## Task to carry out
Transcribe each line of the material as it is, and drop any picture.

## Provided data
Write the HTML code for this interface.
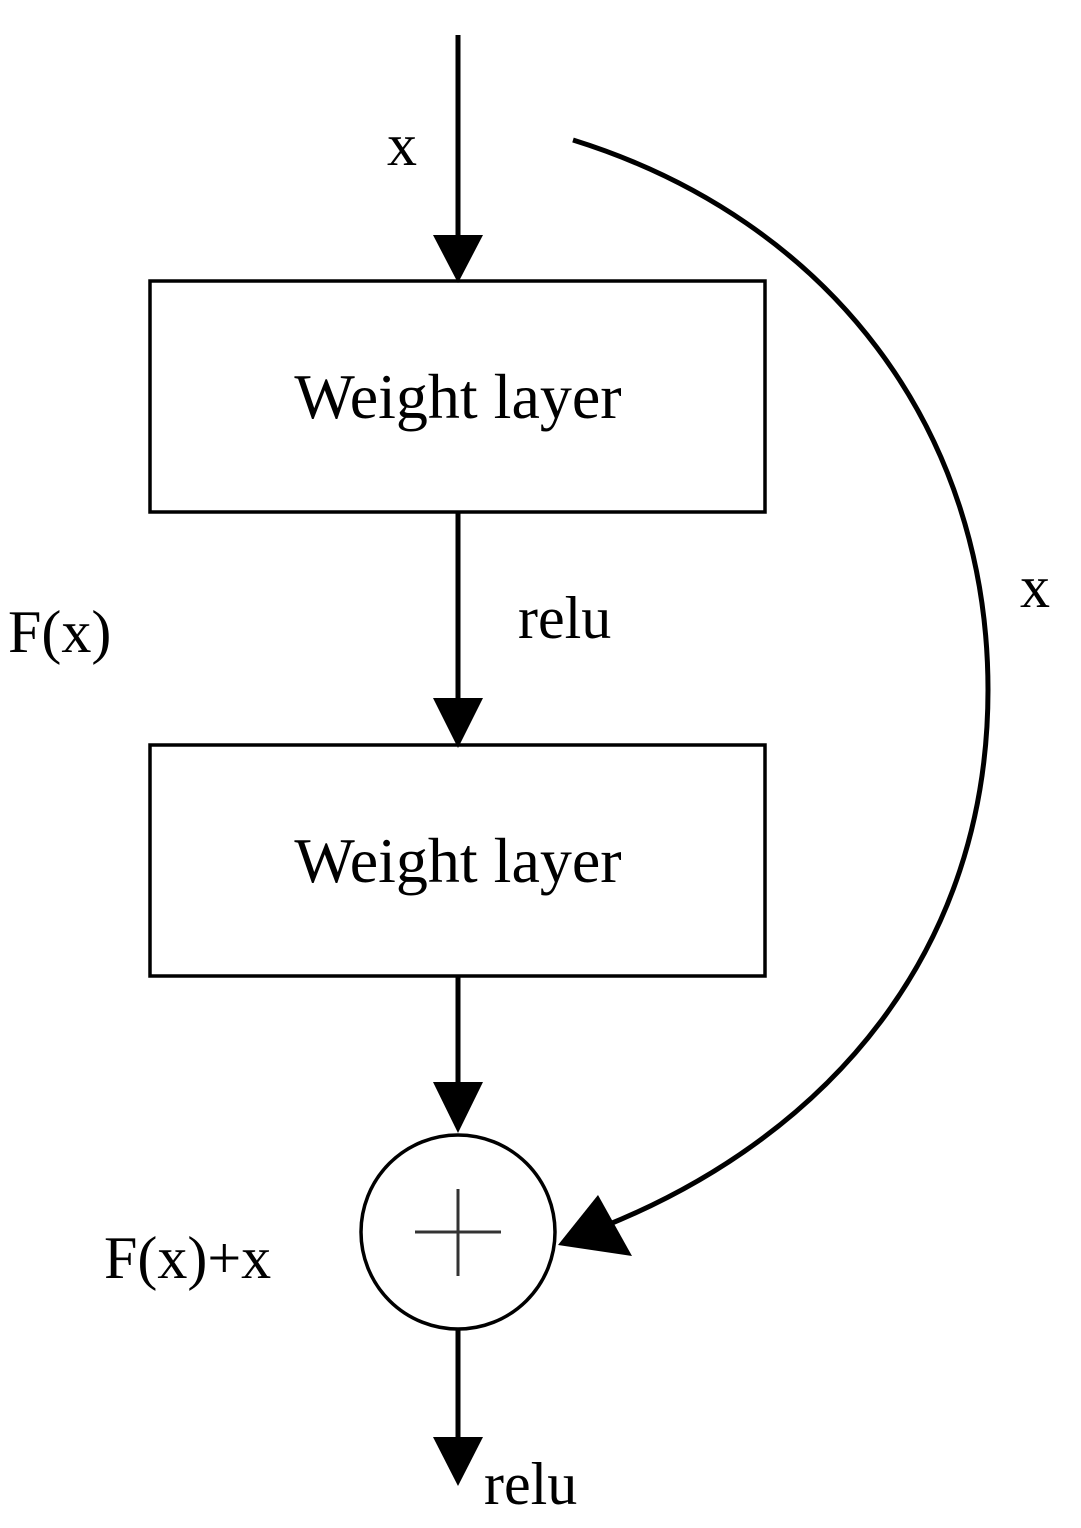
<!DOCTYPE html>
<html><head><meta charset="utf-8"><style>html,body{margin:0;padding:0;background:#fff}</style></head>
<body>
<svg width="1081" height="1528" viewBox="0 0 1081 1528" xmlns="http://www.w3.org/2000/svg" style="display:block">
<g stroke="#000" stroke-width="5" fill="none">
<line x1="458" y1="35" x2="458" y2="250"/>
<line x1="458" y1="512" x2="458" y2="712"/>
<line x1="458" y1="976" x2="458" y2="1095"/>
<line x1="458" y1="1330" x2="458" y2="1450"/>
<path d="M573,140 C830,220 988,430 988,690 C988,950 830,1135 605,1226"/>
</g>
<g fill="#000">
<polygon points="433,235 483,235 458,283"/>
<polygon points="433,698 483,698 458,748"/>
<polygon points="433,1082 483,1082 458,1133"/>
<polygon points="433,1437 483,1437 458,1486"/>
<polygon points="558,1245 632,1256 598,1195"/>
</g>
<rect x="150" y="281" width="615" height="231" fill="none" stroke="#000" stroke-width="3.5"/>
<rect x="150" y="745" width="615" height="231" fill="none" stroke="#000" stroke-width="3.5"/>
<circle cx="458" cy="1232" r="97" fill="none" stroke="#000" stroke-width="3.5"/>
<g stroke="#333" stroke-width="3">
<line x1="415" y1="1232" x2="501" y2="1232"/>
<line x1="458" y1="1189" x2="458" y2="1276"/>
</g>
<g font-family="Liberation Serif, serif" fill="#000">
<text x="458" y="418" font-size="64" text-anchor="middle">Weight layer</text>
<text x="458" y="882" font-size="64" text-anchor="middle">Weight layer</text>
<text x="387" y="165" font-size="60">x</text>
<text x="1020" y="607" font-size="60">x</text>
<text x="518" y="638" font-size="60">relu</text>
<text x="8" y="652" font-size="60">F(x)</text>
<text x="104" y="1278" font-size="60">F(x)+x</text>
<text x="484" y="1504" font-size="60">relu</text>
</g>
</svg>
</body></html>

## Solution
Write the HTML code for this interface.
<!DOCTYPE html>
<html><head><meta charset="utf-8"><style>html,body{margin:0;padding:0;background:#fff}</style></head>
<body>
<svg width="1081" height="1528" viewBox="0 0 1081 1528" xmlns="http://www.w3.org/2000/svg" style="display:block">
<g stroke="#000" stroke-width="5" fill="none">
<line x1="458" y1="35" x2="458" y2="250"/>
<line x1="458" y1="512" x2="458" y2="712"/>
<line x1="458" y1="976" x2="458" y2="1095"/>
<line x1="458" y1="1330" x2="458" y2="1450"/>
<path d="M573,140 C830,220 988,430 988,690 C988,950 830,1135 605,1226"/>
</g>
<g fill="#000">
<polygon points="433,235 483,235 458,283"/>
<polygon points="433,698 483,698 458,748"/>
<polygon points="433,1082 483,1082 458,1133"/>
<polygon points="433,1437 483,1437 458,1486"/>
<polygon points="558,1245 632,1256 598,1195"/>
</g>
<rect x="150" y="281" width="615" height="231" fill="none" stroke="#000" stroke-width="3.5"/>
<rect x="150" y="745" width="615" height="231" fill="none" stroke="#000" stroke-width="3.5"/>
<circle cx="458" cy="1232" r="97" fill="none" stroke="#000" stroke-width="3.5"/>
<g stroke="#333" stroke-width="3">
<line x1="415" y1="1232" x2="501" y2="1232"/>
<line x1="458" y1="1189" x2="458" y2="1276"/>
</g>
<g font-family="Liberation Serif, serif" fill="#000">
<text x="458" y="418" font-size="64" text-anchor="middle">Weight layer</text>
<text x="458" y="882" font-size="64" text-anchor="middle">Weight layer</text>
<text x="387" y="165" font-size="60">x</text>
<text x="1020" y="607" font-size="60">x</text>
<text x="518" y="638" font-size="60">relu</text>
<text x="8" y="652" font-size="60">F(x)</text>
<text x="104" y="1278" font-size="60">F(x)+x</text>
<text x="484" y="1504" font-size="60">relu</text>
</g>
</svg>
</body></html>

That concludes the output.